# WHAT IS BEING ASKED
Working from the top of the listing below, retype each line through the line containing "import pandas as pd", both included, with no pictures.

# SOURCE DATA
## START
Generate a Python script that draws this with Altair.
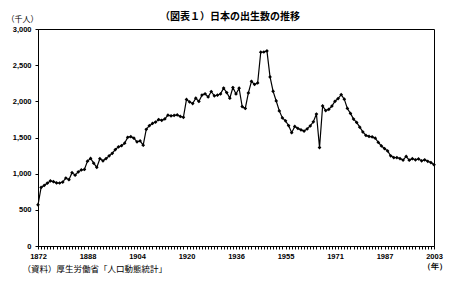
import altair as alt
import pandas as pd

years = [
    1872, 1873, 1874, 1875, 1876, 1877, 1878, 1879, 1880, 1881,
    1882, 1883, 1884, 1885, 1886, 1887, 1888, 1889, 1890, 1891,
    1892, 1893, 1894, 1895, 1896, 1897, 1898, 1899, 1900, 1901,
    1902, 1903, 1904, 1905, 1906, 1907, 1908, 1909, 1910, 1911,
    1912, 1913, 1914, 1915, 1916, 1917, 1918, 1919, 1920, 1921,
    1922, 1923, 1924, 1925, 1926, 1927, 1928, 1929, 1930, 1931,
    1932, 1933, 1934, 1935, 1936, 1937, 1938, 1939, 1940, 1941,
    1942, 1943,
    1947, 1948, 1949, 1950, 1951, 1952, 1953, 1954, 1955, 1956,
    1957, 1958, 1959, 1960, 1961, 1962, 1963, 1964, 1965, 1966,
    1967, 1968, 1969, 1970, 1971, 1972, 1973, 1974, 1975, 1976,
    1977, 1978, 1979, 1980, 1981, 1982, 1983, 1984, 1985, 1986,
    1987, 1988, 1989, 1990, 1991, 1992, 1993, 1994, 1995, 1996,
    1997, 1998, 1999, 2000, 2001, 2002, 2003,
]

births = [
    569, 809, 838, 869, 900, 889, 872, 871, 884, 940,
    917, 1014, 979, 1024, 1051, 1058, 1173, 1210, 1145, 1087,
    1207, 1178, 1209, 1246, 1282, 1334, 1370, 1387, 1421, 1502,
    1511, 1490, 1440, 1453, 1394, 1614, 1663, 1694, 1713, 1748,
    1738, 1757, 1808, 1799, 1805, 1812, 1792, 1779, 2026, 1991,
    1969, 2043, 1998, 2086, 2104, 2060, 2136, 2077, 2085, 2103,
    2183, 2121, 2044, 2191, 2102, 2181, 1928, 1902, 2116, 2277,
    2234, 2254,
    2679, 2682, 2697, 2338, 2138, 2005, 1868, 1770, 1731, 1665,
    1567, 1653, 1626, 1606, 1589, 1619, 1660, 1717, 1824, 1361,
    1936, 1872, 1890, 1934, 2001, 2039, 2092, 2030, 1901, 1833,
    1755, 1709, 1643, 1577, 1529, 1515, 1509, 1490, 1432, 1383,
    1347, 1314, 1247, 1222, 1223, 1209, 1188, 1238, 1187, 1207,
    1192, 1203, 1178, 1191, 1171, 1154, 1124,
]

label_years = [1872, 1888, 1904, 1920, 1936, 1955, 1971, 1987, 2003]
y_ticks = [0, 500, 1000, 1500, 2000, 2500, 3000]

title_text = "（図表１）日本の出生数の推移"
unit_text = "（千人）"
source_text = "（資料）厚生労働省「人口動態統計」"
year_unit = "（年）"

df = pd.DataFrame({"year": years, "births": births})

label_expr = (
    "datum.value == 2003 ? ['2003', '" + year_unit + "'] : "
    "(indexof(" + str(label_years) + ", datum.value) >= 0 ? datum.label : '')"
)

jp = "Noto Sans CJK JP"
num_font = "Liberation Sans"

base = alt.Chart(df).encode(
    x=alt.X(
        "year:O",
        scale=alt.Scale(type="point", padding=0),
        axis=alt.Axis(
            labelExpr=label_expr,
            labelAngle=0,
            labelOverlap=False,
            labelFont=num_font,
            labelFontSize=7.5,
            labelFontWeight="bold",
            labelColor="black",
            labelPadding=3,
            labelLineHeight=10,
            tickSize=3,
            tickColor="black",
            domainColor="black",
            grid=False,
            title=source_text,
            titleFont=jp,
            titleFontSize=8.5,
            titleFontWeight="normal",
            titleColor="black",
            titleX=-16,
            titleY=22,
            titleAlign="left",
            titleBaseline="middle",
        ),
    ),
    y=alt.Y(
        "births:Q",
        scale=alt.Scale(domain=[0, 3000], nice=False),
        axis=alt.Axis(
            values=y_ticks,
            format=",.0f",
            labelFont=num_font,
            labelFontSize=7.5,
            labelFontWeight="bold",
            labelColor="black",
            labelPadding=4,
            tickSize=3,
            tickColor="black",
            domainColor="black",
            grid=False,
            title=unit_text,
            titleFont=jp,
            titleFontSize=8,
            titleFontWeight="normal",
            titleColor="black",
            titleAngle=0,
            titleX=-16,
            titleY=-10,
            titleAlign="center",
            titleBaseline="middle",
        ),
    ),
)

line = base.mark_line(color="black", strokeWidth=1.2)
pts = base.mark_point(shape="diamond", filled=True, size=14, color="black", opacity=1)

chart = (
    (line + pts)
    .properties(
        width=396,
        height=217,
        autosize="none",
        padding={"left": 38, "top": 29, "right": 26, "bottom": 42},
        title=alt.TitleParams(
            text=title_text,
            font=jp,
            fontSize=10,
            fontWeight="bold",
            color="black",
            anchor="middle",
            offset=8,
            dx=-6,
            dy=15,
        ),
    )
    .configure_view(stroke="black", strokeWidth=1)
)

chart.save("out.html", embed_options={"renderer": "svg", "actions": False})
## END
# ANSWER TO THE PROBLEM
Generate a Python script that draws this with Altair.
import altair as alt
import pandas as pd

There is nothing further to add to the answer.